At 1:26 AM +0200 2004/03/12, Emil Cazamir wrote:
> Conclusion: I'm one of many "crappy hardware" users which are happy to move
> on to other OS'es if this situation persists.
Are you comparing FreeBSD support to Linux? If so, then don't.
If vendors provide any support at all outside of Micro$loth
Windblows, it's for Linux. The best anyone else (including the
FreeBSD community) can hope for is that full specs are made
available, so that they can develop their own drivers.
As for the rest, people are trying their best. But because the
people doing this support for NetBSD are not the same people doing
this for FreeBSD, you're bound to find some differences in terms of
what they are capable of supporting. You never know when one
developer will have contacts that allow them to get more information
than others, which means they have an advantage when it comes to
developing drivers for that hardware.
Yes, there is some driver cross-pollination amongst the *BSD
family, but they have different low-level infrastructures, so you
can't just bring drivers over from NetBSD and drop them into FreeBSD
and expect them to "just work".
If you can provide some help in developing or supporting drivers
for these pieces of hardware, I'm sure that the driver developers
would be ecstatic to have whatever help you can provide. This might
be a painful process as they ask you to try various different
patches, but the result would be that you (and everyone else) would
greatly benefit in the long-run.
If you are unable to help with this process, then your best
choice may well be to use an OS that provides you better support for
the hardware you have.
That's a rough choice, and I don't want to sound rude, but sooner
or later you're going to have to do something useful with those
machines, and if FreeBSD isn't working for you, then you should
probably use something else.
In the future, I would encourage you to check for compatibility
with your chosen OS, before you buy the hardware in question. This
would result in your being less likely to be saddled with "crappy"
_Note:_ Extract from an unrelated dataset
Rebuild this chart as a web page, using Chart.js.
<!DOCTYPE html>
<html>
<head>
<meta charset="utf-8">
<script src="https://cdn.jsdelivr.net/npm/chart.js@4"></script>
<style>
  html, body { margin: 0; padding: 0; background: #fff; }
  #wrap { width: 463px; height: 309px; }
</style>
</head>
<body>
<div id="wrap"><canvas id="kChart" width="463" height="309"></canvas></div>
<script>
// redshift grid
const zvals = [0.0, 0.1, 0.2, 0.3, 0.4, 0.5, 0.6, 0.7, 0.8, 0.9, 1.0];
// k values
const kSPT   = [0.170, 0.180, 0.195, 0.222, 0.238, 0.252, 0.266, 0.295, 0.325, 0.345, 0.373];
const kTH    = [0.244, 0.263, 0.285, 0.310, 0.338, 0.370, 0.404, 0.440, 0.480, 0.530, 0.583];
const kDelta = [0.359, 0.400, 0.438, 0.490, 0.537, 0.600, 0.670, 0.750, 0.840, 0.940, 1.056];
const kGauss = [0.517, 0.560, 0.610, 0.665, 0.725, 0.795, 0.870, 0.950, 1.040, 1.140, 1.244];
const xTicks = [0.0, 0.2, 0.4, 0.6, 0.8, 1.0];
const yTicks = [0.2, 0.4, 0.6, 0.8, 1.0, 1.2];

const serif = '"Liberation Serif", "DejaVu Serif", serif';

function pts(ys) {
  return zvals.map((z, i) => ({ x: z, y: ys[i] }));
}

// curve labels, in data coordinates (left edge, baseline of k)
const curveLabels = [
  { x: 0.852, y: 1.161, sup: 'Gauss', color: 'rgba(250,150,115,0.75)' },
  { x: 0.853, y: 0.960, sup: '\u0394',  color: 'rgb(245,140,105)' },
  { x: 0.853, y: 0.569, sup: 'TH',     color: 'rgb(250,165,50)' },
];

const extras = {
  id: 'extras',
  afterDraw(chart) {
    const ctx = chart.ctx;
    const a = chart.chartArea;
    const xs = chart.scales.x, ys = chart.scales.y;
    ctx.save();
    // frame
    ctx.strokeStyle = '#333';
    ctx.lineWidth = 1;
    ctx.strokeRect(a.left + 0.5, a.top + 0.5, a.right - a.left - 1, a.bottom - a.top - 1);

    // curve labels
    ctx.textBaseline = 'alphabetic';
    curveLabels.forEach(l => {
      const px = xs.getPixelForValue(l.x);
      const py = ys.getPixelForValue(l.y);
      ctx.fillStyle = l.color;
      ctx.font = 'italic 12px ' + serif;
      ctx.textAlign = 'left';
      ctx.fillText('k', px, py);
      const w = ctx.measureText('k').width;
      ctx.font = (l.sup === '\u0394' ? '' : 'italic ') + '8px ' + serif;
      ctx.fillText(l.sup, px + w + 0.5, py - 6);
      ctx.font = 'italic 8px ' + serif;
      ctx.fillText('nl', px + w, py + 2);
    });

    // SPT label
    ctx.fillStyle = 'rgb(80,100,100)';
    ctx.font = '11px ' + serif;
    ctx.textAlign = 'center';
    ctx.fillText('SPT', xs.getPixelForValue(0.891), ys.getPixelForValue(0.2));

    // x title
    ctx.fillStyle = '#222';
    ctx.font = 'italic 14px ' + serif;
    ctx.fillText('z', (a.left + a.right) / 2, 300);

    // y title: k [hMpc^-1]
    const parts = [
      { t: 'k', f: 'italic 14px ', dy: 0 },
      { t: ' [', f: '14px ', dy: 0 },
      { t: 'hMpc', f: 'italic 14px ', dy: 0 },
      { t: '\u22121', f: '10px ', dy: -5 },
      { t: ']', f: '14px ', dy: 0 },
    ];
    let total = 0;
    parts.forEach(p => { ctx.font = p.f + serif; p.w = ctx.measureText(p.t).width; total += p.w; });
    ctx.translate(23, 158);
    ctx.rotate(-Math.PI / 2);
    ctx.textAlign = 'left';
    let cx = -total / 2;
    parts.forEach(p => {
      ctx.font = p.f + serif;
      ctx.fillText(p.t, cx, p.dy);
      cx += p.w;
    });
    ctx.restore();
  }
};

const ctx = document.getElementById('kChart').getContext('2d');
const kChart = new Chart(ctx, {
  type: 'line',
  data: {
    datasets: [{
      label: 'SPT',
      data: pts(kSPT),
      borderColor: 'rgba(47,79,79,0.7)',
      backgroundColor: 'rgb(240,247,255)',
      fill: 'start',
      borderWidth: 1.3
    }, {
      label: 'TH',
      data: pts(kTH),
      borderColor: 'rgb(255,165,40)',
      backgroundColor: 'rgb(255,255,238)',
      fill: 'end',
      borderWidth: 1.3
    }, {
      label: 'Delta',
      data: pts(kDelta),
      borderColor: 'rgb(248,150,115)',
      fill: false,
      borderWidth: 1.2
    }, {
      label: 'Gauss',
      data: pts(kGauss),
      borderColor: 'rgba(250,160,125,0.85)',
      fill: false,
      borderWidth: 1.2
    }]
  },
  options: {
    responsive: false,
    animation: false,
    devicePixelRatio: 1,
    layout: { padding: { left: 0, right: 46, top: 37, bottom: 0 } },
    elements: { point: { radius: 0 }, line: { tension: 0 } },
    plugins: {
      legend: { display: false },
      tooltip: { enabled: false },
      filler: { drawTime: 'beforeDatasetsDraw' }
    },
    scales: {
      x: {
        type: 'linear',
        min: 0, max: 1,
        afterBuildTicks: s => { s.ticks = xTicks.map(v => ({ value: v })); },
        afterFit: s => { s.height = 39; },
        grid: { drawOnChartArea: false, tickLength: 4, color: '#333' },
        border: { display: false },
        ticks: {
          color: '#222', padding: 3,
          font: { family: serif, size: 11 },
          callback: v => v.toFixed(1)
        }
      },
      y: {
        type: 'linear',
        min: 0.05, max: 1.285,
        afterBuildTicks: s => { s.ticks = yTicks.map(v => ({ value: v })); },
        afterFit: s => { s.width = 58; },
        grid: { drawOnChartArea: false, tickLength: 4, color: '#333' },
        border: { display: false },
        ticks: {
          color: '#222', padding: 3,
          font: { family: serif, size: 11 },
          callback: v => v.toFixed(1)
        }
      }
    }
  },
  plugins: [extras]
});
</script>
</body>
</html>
devices that are not well supported.
Please don't misinterpret what I'm saying. I am honestly trying
to help you figure out what you can do to solve this problem, and
decide whether or not FreeBSD is a feasible part of your future.
I don't want this to sound like a stereotypical rude "put up code
or shut up" response. I've had those aimed at me, and I don't think
that they serve any positive purpose, either to the person or to the
That said, there is a limit to what we can do to support the
hardware you have purchased. You might or might not be able to help
us with that problem. If you can't, and there is nothing else we can
do, then it seems to me that it makes more sense for you to choose a
different OS that provides better support for the hardware you have.
That sucks, I know. But these are the kinds of choices that we
face in life.
Brad Knowles, <firstname.lastname@example.org>
"They that can give up essential liberty to obtain a little temporary
safety deserve neither liberty nor safety."
-Benjamin Franklin, Historical Review of Pennsylvania.